Among individual brands (all segments), Lexus ranked highest in satisfaction with dealer service for a second straight year, with a score of 900. Porsche was ranked second-highest among premium brands at 800, followed by Cadillac (879) and Infiniti (878).
Among premium cars, Lexus ranked highest (902), followed by Porsche (880) and Infiniti (878).
Among premium SUVs, Lexus (900) ranked highest. Second-place Cadillac and Porsche were tied at 880.
Mitsubishi (pictured, below) was No.1 in satisfaction with dealer service among mass-market brands (all segments) for the first time, with a score of 884. Mazda (870) ranked second and Buick (867) ranked third.
Mitsubishi’s overall No.1 ranking was underpinned by an 884 score in the mass-market SUVs/minivan segment. Mazda (872) and Buick (867) followed.
In the mass-market car segment, Subaru ranked highest with 866, followed by Mazda and Honda with 863 and 855, respectively.
Nissan (886) ranked highest in satisfaction among truck brands, scoring 886. Chevrolet (851) ranked second and GMC (843) ranked third.
The three brands with the greatest improvement in year-over-year satisfaction rankings were Alfa Romeo (+59 points), Mitsubishi (+30) and Infiniti (+16).
The 2023 study is the first in its 43-year history to rank customer satisfaction by model segment.

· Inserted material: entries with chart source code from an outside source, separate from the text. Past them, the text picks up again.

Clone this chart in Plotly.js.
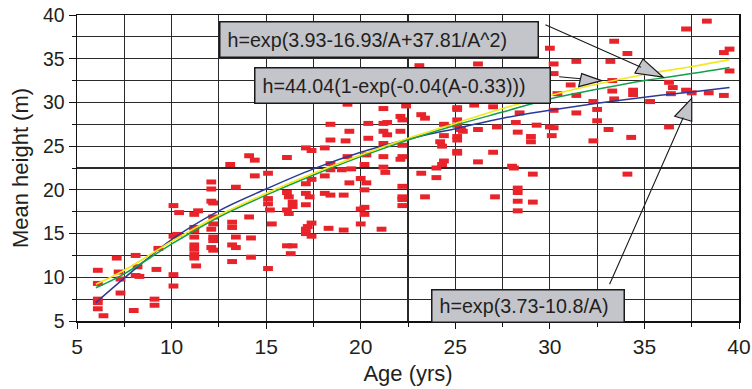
<!DOCTYPE html>
<html><head><meta charset="utf-8">
<script src="https://cdn.plot.ly/plotly-3.0.1.min.js"></script>
<style>html,body{margin:0;padding:0;background:#fff}#chart{width:752px;height:389px}</style>
</head><body><div id="chart"></div>
<script>
// Observed stands: age (yrs) and mean height (m)
const ageObs = [6.1,6.1,6.1,6.1,6.1,6.4,7.1,7.2,7.3,7.3,8.1,8.2,8.1,8.3,8.0,9.2,9.1,9.1,9.3,
10.1,10.4,10.1,10.3,10.1,10.1,11.2,11.4,11.2,11.2,11.2,11.2,11.2,11.2,11.2,11.3,
12.1,12.1,12.1,12.2,12.2,12.2,12.1,12.2,12.2,12.1,12.2,13.1,13.4,13.2,13.2,13.4,13.2,13.4,13.2,
14.1,14.4,14.4,14.1,14.2,14.2,15.1,15.1,15.1,15.2,15.3,15.1,
16.1,16.1,16.2,16.4,16.4,16.1,16.2,16.1,16.4,16.3,
17.1,17.4,17.1,17.4,17.1,17.3,17.1,17.1,17.1,17.2,17.4,17.4,
18.1,18.1,18.4,18.4,18.4,18.4,18.1,18.4,18.3,19.1,19.1,19.4,19.3,19.4,19.2,19.3,19.5,19.0,
20.0,20.0,20.2,20.2,20.4,20.4,20.3,20.2,20.0,20.3,20.2,
21.2,21.2,21.4,21.2,21.4,21.2,21.2,21.2,21.3,21.1,
22.1,22.2,22.1,22.2,22.2,22.1,22.2,22.2,22.2,22.2,22.4,
23.1,23.2,23.4,23.2,23.4,24.0,24.0,24.3,24.4,24.4,24.4,24.2,24.3,
25.1,25.1,25.1,25.1,25.3,25.1,25.1,25.1,25.1,25.4,26.2,26.0,26.2,26.2,
27.0,27.2,27.0,27.1,28.4,28.2,28.3,28.0,28.1,28.3,28.3,28.3,28.3,
29.0,29.0,29.3,29.1,29.1,30.0,30.2,30.2,30.4,30.2,30.0,30.2,30.1,
31.1,31.4,31.4,31.4,32.3,32.5,32.5,32.3,33.4,33.2,33.3,33.3,33.4,33.1,
34.1,34.4,34.4,34.3,34.1,35.3,36.3,36.5,36.4,36.3,37.2,37.2,37.5,38.3,38.4,39.2,39.5,39.5,39.2];
const heightObs = [10.8,9.3,7.5,7.1,6.4,5.6,12.2,10.6,9.8,8.2,12.5,11.2,10.2,10.1,6.2,10.9,7.5,6.8,13.3,
18.2,17.4,14.7,14.9,10.3,9.0,17.2,17.6,15.7,15.3,14.6,13.7,13.2,12.6,12.2,11.3,
20.9,20.1,18.7,18.5,16.9,16.1,15.5,14.6,14.2,13.4,13.1,22.9,20.3,16.3,15.7,14.6,13.7,13.4,11.8,
23.9,23.4,21.6,16.9,14.5,12.3,21.9,19.0,18.4,17.7,16.1,11.0,
23.7,19.7,19.2,18.6,18.1,17.7,17.3,13.6,13.6,12.7,
24.8,24.5,20.7,21.2,19.6,19.2,18.3,15.5,15.0,15.8,16.2,14.7,
24.8,21.6,27.5,25.7,23.0,22.3,19.6,19.4,15.6,15.4,19.4,20.8,29.8,26.7,25.6,23.8,22.4,22.3,
16.1,17.8,18.0,17.2,27.6,25.9,24.0,22.9,21.3,20.8,20.0,
29.3,27.6,27.7,26.7,26.3,25.3,23.8,22.6,22.0,15.5,
28.4,28.0,26.7,25.1,23.8,23.5,20.4,19.2,18.9,18.2,29.6,
34.2,28.6,28.2,21.9,19.2,21.4,22.5,22.9,23.3,27.5,26.2,25.5,25.0,
29.4,29.2,28.0,27.4,26.9,26.1,25.7,24.4,24.2,26.7,34.4,29.7,26.9,23.2,
29.5,27.2,24.3,19.2,28.8,27.7,26.6,22.7,22.5,20.2,19.7,18.7,17.6,
26.1,25.5,27.4,21.8,18.6,36.2,34.4,33.3,31.0,29.1,27.2,27.1,26.2,
32.0,34.7,30.8,28.8,30.1,29.2,27.9,25.6,37.0,34.7,32.5,31.3,30.4,26.9,
35.6,31.4,30.9,26.0,21.8,30.1,32.3,31.7,31.0,27.2,38.4,31.4,31.1,39.3,31.1,35.7,36.1,33.6,30.8];

// Fitted curves
const curveAge = [6,7.5,10,12.5,15,17.5,20,22.5,25,27.5,30,32.5,35,37.5,39.5];
const blueFit   = [7.1,9.9,14.3,17.6,20.1,22.4,24.3,25.8,27.0,28.2,29.1,29.9,30.6,31.2,31.7];
const yellowFit = [9.2,10.8,14.1,17.1,19.6,21.9,24.0,25.9,27.6,29.3,30.8,32.1,33.2,34.1,34.9];
const greenFit  = [8.8,10.4,13.8,16.9,19.4,21.7,23.8,25.7,27.4,28.9,30.4,31.5,32.5,33.3,34.0];

const labelYellow = 'h=exp(3.93-16.93/A+37.81/A^2)';
const labelGreen  = 'h=44.04(1-exp(-0.04(A-0.33)))';
const labelBlue   = 'h=exp(3.73-10.8/A)';

const FONT = 'Liberation Sans, Arial, Helvetica, sans-serif';
const TXT = '#231f20';
const GRID = '#2a2a2a';

const traces = [
  {x: ageObs, y: heightObs, mode: 'markers', type: 'scatter',
   marker: {symbol: 'line-ew', size: 7, color: '#e8232a', line: {color: '#e8232a', width: 5}},
   hoverinfo: 'x+y'},
  {x: curveAge, y: blueFit, mode: 'lines', line: {color: '#2b3a99', width: 1.5, shape: 'spline'}},
  {x: curveAge, y: greenFit, mode: 'lines', line: {color: '#12a04a', width: 1.5, shape: 'spline'}},
  {x: curveAge, y: yellowFit, mode: 'lines', line: {color: '#f4e81a', width: 1.6, shape: 'spline'}}
];

function box(text, x, y, w, h) {
  return {x: x, y: y, xref: 'x', yref: 'y', text: '\u2009' + text, showarrow: false,
    xanchor: 'center', yanchor: 'middle', align: 'left', width: w, height: h,
    bgcolor: '#c3c5cb', bordercolor: '#1a1a1a', borderwidth: 1.5, borderpad: 3,
    font: {family: FONT, size: 19.7, color: TXT}};
}
function arrow(x, y, ax, ay, so) {
  return {x: x, y: y, xref: 'x', yref: 'y', text: ' ', showarrow: true, arrowhead: 0,
    arrowwidth: 1.1, arrowcolor: '#1a1a1a', ax: ax, ay: ay, standoff: so, font: {size: 1}};
}
function head(x, y, path) {
  return {type: 'path', xref: 'x', yref: 'y', xsizemode: 'pixel', ysizemode: 'pixel',
    xanchor: x, yanchor: y, path: path, fillcolor: '#c3c5cb',
    line: {color: '#1a1a1a', width: 1.2}, layer: 'above'};
}

const layout = {
  width: 752, height: 389,
  margin: {l: 77, r: 13, t: 15, b: 68},
  paper_bgcolor: '#fff', plot_bgcolor: '#fff',
  showlegend: false,
  font: {family: FONT, color: TXT},
  xaxis: {range: [5, 40], dtick: 5, tick0: 5, ticks: 'outside', ticklen: 6, tickcolor: '#111',
    showline: true, linecolor: '#111', linewidth: 1.5, mirror: true,
    showgrid: true, gridcolor: GRID, gridwidth: 1.2, zeroline: false,
    minor: {dtick: 2.5, showgrid: true, gridcolor: GRID, gridwidth: 1.2, ticks: 'outside', ticklen: 4, tickcolor: '#111'},
    tickfont: {family: FONT, size: 21, color: TXT},
    title: {text: 'Age (yrs)', font: {family: FONT, size: 22, color: TXT}, standoff: 9}},
  yaxis: {range: [5, 40], dtick: 5, tick0: 5, ticks: 'outside', ticklen: 7, tickcolor: '#111',
    showline: true, linecolor: '#111', linewidth: 1.5, mirror: true,
    showgrid: true, gridcolor: GRID, gridwidth: 1.2, zeroline: false,
    minor: {dtick: 2.5, showgrid: true, gridcolor: GRID, gridwidth: 1.2, ticks: 'outside', ticklen: 4, tickcolor: '#111'},
    tickfont: {family: FONT, size: 19.5, color: TXT},
    title: {text: 'Mean height (m)', font: {family: FONT, size: 22, color: TXT}, standoff: 8}},
  annotations: [
    arrow(35.98, 32.9, -119, -53, 24),
    arrow(32.74, 32.49, -44, -4, 21),
    arrow(37.5, 30.47, -83, 188, 21),
    box(labelYellow, 20.97, 37.2, 311, 28),
    box(labelGreen, 22.2, 31.88, 288, 28),
    box(labelBlue, 28.84, 6.77, 185, 25)
  ],
  shapes: [
    head(35.98, 32.9, 'M0,0 L-20,18 L-28,4 Z'),
    head(32.74, 32.49, 'M0,0 L-20,7 L-23,-6 Z'),
    head(37.5, 30.47, 'M0,0 L-17,-18 L0,-23 Z')
  ]
};

Plotly.newPlot('chart', traces, layout, {staticPlot: true, displayModeBar: false});
</script></body></html>
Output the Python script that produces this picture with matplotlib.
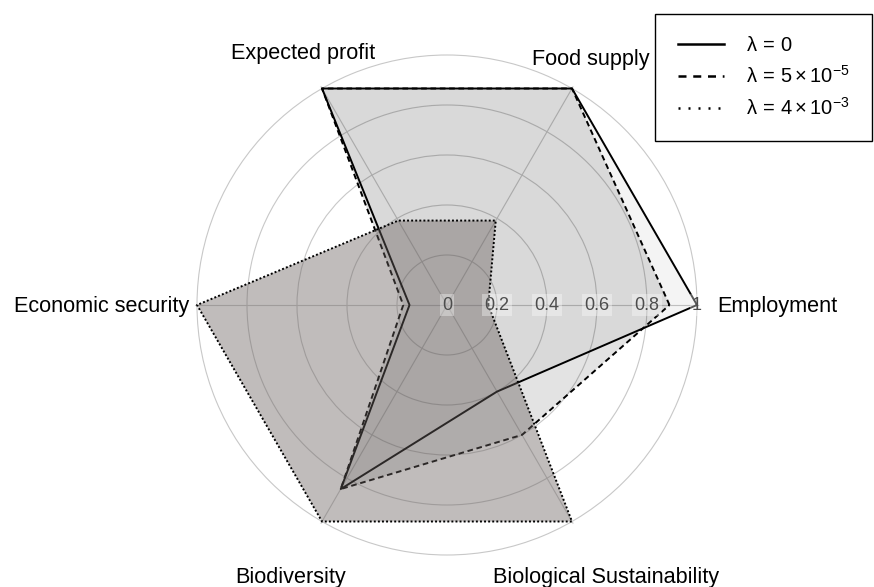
import numpy as np
import matplotlib.pyplot as plt

plt.rcParams['font.family'] = ['Liberation Sans', 'DejaVu Sans']
plt.rcParams['mathtext.fontset'] = 'custom'
plt.rcParams['mathtext.rm'] = 'Liberation Sans'
plt.rcParams['mathtext.it'] = 'Liberation Sans'
plt.rcParams['mathtext.bf'] = 'Liberation Sans:bold'

# data
categories = ['Employment', 'Food supply', 'Expected profit',
              'Economic security', 'Biodiversity', 'Biological Sustainability']
lam_0 = [1.0, 1.0, 1.0, 0.15, 0.85, 0.40]
lam_5e5 = [0.89, 1.0, 1.0, 0.175, 0.85, 0.60]
lam_4e3 = [0.165, 0.39, 0.39, 1.0, 1.0, 1.0]
series_labels = [r'$\lambda\,=\,0$', r'$\lambda\,=\,5\times10^{-5}$',
                 r'$\lambda\,=\,4\times10^{-3}$']
rticks = [0, 0.2, 0.4, 0.6, 0.8, 1.0]
rtick_labels = ['0', '0.2', '0.4', '0.6', '0.8', '1']

W, H = 874, 587
cx, cy, R = 447, 305, 250   # centre / unit radius, pixels
rmax = 1.01

fig = plt.figure(figsize=(W / 100, H / 100), dpi=100)
rad = R * rmax
ax = fig.add_axes([(cx - rad) / W, (H - cy - rad) / H, 2 * rad / W, 2 * rad / H],
                  projection='polar')
ax.set_ylim(0, rmax)
angles = np.deg2rad(np.arange(len(categories)) * 360 / len(categories))
ax.set_thetagrids(np.degrees(angles), [''] * len(categories))
ax.set_rgrids(rticks[1:], [''] * (len(rticks) - 1))
ax.grid(color='#c8c8c8', lw=0.8)
ax.spines['polar'].set_visible(False)

styles = [
    dict(ls='-', fc='black', alpha=0.045),
    dict(ls=(0, (2.9, 1.9)), fc='black', alpha=0.11),
    dict(ls=(0, (1, 1.1)), fc='#69605e', alpha=0.42),
]
a = np.r_[angles, angles[:1]]
for i, (vals, lab, st) in enumerate(zip([lam_0, lam_5e5, lam_4e3], series_labels, styles)):
    v = np.r_[vals, vals[:1]]
    ax.fill(a, v, color=st['fc'], alpha=st['alpha'], lw=0, zorder=3 + 2 * i)
    ax.plot(a, v, ls=st['ls'], color='black', lw=1.4, label=lab,
            zorder=4 + 2 * i, clip_on=False)

for r, lab in zip(rticks, rtick_labels):
    ax.text(0, r, lab, ha='center', va='center', fontsize=13, color='#4d4d4d',
            bbox=dict(boxstyle='square,pad=0.12', fc='white', ec='none', alpha=0.35),
            zorder=12)

# category labels (pixel layout)
lab_pos = {
    'Employment': (717, 312, 'left'),
    'Food supply': (532, 65, 'left'),
    'Expected profit': (231, 59, 'left'),
    'Economic security': (189, 312, 'right'),
    'Biodiversity': (235, 583, 'left'),
    'Biological Sustainability': (493, 583, 'left'),
}
for name in categories:
    x, y, ha = lab_pos[name]
    fig.text(x / W, 1 - y / H, name, ha=ha, va='baseline', fontsize=15.6, color='black')

leg = fig.legend(loc='upper right', bbox_to_anchor=(872 / W, 1 - 14 / H),
                 borderaxespad=0, fontsize=14.5, handlelength=2.3, handletextpad=1.1,
                 borderpad=1.1, labelspacing=0.5, fancybox=False, framealpha=1,
                 edgecolor='black')
leg.get_frame().set_linewidth(1.0)
leg_dashes = [None, (0, (3.2, 2.7)), (0, (0.8, 3.2))]
for ln, d in zip(leg.get_lines(), leg_dashes):
    ln.set_linewidth(1.8)
    if d is not None:
        ln.set_linestyle(d)

fig.savefig('out.png', dpi=100)
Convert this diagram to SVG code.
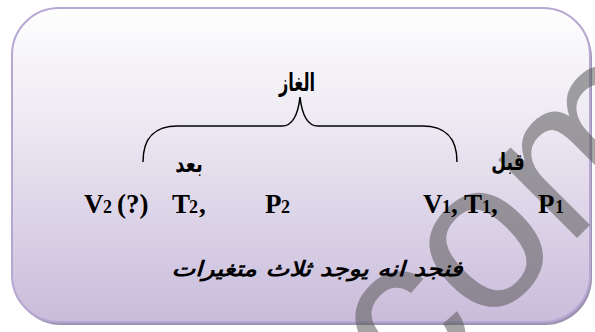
<svg xmlns="http://www.w3.org/2000/svg" width="595" height="332" viewBox="0 0 595 332">
<defs>
<linearGradient id="bg" x1="0" y1="0" x2="0" y2="1">
<stop offset="0" stop-color="#fefefe"/>
<stop offset="0.35" stop-color="#eeeaf3"/>
<stop offset="1" stop-color="#c9bcdb"/>
</linearGradient>
<style>
.lat{font-family:"Liberation Serif","Times New Roman",serif;font-weight:bold;fill:#000;font-size:27px}
.sub{font-size:18px}
.ar{font-family:"DejaVu Sans","Noto Sans",sans-serif;font-weight:bold;fill:#000;text-anchor:middle}
.brace{fill:none;stroke:#000;stroke-width:1.5}
</style>
</defs>
<g id="panel">
<rect x="14" y="11" width="578" height="314" rx="47" fill="#9d92b0"/>
<rect x="12" y="8" width="578" height="314" rx="47" fill="url(#bg)" stroke="#b5a7d2" stroke-width="2"/>
</g>
<g id="watermark">
<text transform="translate(410,405) rotate(-45)" font-family="Liberation Sans, Arial, sans-serif" font-size="210" fill="#5a5a5a" opacity="0.55">com</text>
</g>
<g id="connectors">
<path class="brace" d="M143,162 C143,140 152,126 178,126 L282,126 C292,126 298,115 300,97 C302,115 308,126 318,126 L422,126 C448,126 457,140 457,162"/>
</g>
<g id="gas"><text class="ar" transform="translate(297,91) scale(0.85,1.3)" font-size="19">الغاز</text></g>
<g id="after">
<text class="ar" transform="translate(189,172) scale(1,1.3)" font-size="18">بعد</text>
<text class="lat" y="213"><tspan x="84">V</tspan><tspan class="sub" x="103">2</tspan><tspan x="117">(?)</tspan><tspan x="172">T</tspan><tspan class="sub" x="189">2</tspan><tspan x="199">,</tspan><tspan x="265">P</tspan><tspan class="sub" x="281">2</tspan></text>
</g>
<g id="before">
<text class="ar" transform="translate(508,170) scale(0.95,1.3)" font-size="18">قبل</text>
<text class="lat" y="213"><tspan x="423">V</tspan><tspan class="sub" x="442">1</tspan><tspan x="451">,</tspan><tspan x="464">T</tspan><tspan class="sub" x="482">1</tspan><tspan x="491">,</tspan><tspan x="538">P</tspan><tspan class="sub" x="555">1</tspan></text>
</g>
<g id="conclusion"><text class="ar" x="317" y="276" font-size="21" font-style="italic" textLength="291" lengthAdjust="spacingAndGlyphs">فنجد انه يوجد ثلاث متغيرات</text></g>
</svg>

“A truck is not a car, and the vehicle needs are going to be different,” Sutton says. “Each vehicle segment has a unique service experience based on customer preferences, demographics and vehicle use, wear and tear, so it’s appropriate to recognize the different journeys that car, SUV and truck customers have in the service experience.”
Service advisor knowledge was another major satisfaction issue among BEV owners, who provided a rating of 8.01 on a 10-point scale, compared with 8.59 among owners of ICE vehicles.
“The industry has been hyper-focused on launches and now these customers are bringing their electric vehicles in for maintenance and repairs,” Sutton says.
“As training programs for service advisors and technicians evolve, EV service quality and customer experience must address both the vehicle and the unique customer needs. The EV segment has the potential to spur massive convenience improvements in how customers service their vehicles – but we’re not seeing the benefits yet.”
The study, now in its 43rd year, measures satisfaction with service at franchised dealer or aftermarket service facilities for maintenance or repair work among owners and lessees of 1- to 3-year-old vehicles. Results were based on responses from 64,248 verified registered owners and lessees of 2020 to 2022 model-year vehicles. The study was conducted from August through December 2022.
The study’s rankings of the highest-performing automotive brands sold in the U.S. are based on the combined scores of five measures comprising the vehicle owner service experience. These measures are service quality (32%); service advisor (19%); vehicle pick-up (19%); service facility (15%); and service initiation (15%).